Work to complete :: In the records below, count every line containing "diagram". Reply with the number only.

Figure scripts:

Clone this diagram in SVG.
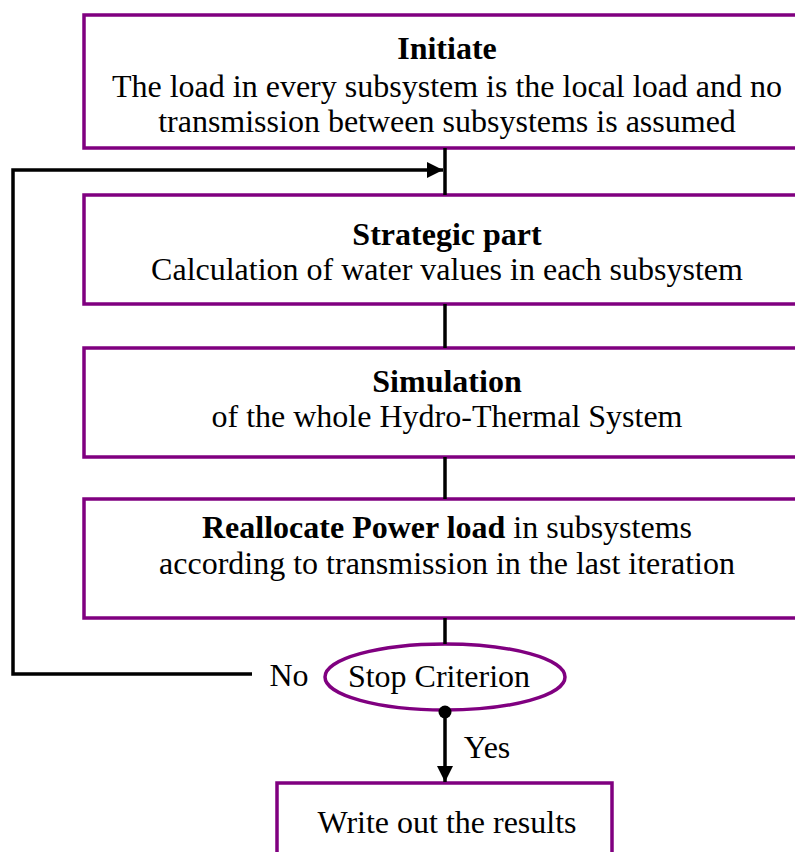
<svg xmlns="http://www.w3.org/2000/svg" width="795" height="852" viewBox="0 0 795 852">
<style>
.box{fill:#fff;stroke:#800080;stroke-width:3.5}
.t{font-family:"Liberation Serif","Times New Roman",serif;font-size:32px;fill:#000;text-anchor:middle}
.b{font-weight:bold}
.c{fill:none;stroke:#000;stroke-width:3.5}
</style>
<defs>
<marker id="ah2" markerWidth="16" markerHeight="16" refX="16" refY="8" orient="auto" markerUnits="userSpaceOnUse" viewBox="0 0 16 16">
<path d="M0,0 L16,8 L0,16 Z" fill="#000"/>
</marker>
</defs>
<rect width="795" height="852" fill="#fff"/>
<g id="initiate">
<rect class="box" x="84" y="15" width="720" height="133"/>
<text class="t b" x="447" y="59">Initiate</text>
<text class="t" x="447" y="97">The load in every subsystem is the local load and no</text>
<text class="t" x="447" y="132">transmission between subsystems is assumed</text>
</g>
<g id="strategic">
<rect class="box" x="84" y="195" width="720" height="109"/>
<text class="t b" x="447" y="245">Strategic part</text>
<text class="t" x="447" y="280">Calculation of water values in each subsystem</text>
</g>
<g id="simulation">
<rect class="box" x="84" y="348" width="720" height="109"/>
<text class="t b" x="447" y="392">Simulation</text>
<text class="t" x="447" y="427">of the whole Hydro-Thermal System</text>
</g>
<g id="reallocate">
<rect class="box" x="84" y="499" width="720" height="119"/>
<text class="t" x="447" y="538"><tspan class="b">Reallocate Power load</tspan> in subsystems</text>
<text class="t" x="447" y="574">according to transmission in the last iteration</text>
</g>
<g id="stop">
<ellipse cx="445" cy="677" rx="120" ry="33" fill="#fff" stroke="#800080" stroke-width="3.5"/>
<text class="t" x="439" y="687">Stop Criterion</text>
</g>
<g id="write">
<rect class="box" x="277" y="783" width="335" height="90"/>
<text class="t" x="447" y="833">Write out the results</text>
</g>
<g id="connectors">
<line class="c" x1="445" y1="148" x2="445" y2="195"/>
<line class="c" x1="445" y1="304" x2="445" y2="348"/>
<line class="c" x1="445" y1="457" x2="445" y2="499"/>
<line class="c" x1="445" y1="618" x2="445" y2="644"/>
<polyline class="c" points="252,674 13,674 13,170 443,170" marker-end="url(#ah2)"/>
<line class="c" x1="445" y1="712" x2="445" y2="782" marker-end="url(#ah2)"/>
<circle cx="445" cy="712" r="6.5" fill="#000"/>
<text class="t" x="289" y="686">No</text>
<text class="t" x="487" y="758">Yes</text>
</g>
</svg>
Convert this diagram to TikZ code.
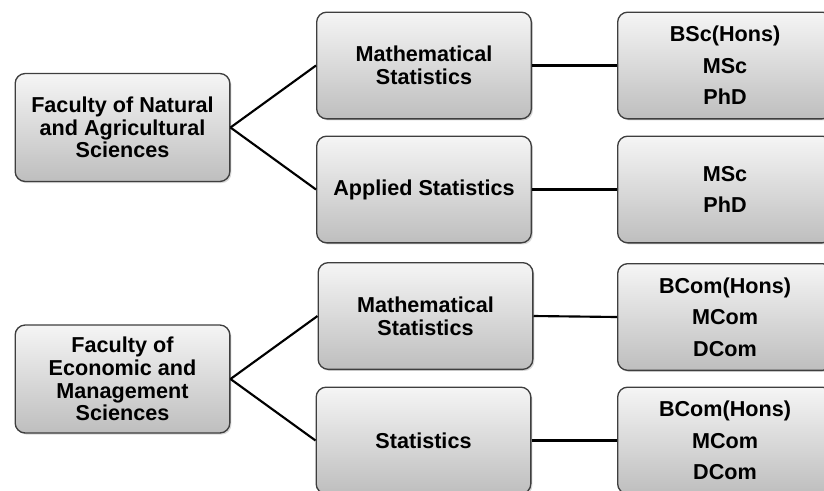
\documentclass[tikz,border=0pt]{standalone}
\usepackage{fontspec}
\setmainfont{Liberation Sans}
\usetikzlibrary{shadows}
\definecolor{BoxTop}{HTML}{F5F5F5}
\definecolor{BoxBottom}{HTML}{BEBEBE}
\definecolor{BoxLine}{HTML}{3E3E3E}

\begin{document}
\begin{tikzpicture}[x=0.75pt,y=-0.75pt,
    unit/.style={draw=BoxLine, line width=1pt, rounded corners=7.5pt,
      top color=BoxTop, bottom color=BoxBottom, align=center,
      font=\bfseries\fontsize{16.2pt}{17pt}\selectfont,
      minimum width=161pt, minimum height=80pt, inner sep=2pt,
      drop shadow={opacity=0.3, shadow xshift=1.2pt, shadow yshift=-1.2pt}},
    degree/.style={unit, font=\bfseries\fontsize{16.2pt}{23.5pt}\selectfont},
    link/.style={line width=1.6pt, black}]
    \clip (0,0) rectangle (824,490);
    % faculties
    \node[unit, minimum height=81pt] (fnas) at (122.5,127.5) {Faculty of Natural\\and Agricultural\\Sciences};
    \node[unit, minimum height=81pt] (fems) at (122.5,379) {Faculty of\\Economic and\\Management\\Sciences};
    % departments
    \node[unit] (mstatA) at (424,65.5) {Mathematical\\Statistics};
    \node[unit] (astat) at (424,189.5) {Applied Statistics};
    \node[unit] (mstatB) at (425.5,316) {Mathematical\\Statistics};
    \node[unit] (stat) at (423.5,440.5) {Statistics};
    % degrees
    \node[degree] (degA) at (725,65.5) {BSc(Hons)\\MSc\\PhD};
    \node[degree] (degB) at (725,189.5) {MSc\\PhD};
    \node[degree] (degC) at (725,317) {BCom(Hons)\\MCom\\DCom};
    \node[degree] (degD) at (725,440.5) {BCom(Hons)\\MCom\\DCom};
    \foreach \a/\b in {fnas/mstatA,fnas/astat,fems/mstatB,fems/stat,
        mstatA/degA,astat/degB,mstatB/degC,stat/degD}
      \draw[link] (\a.east) -- (\b.west);
  \end{tikzpicture}
\end{document}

Correct answer :: 2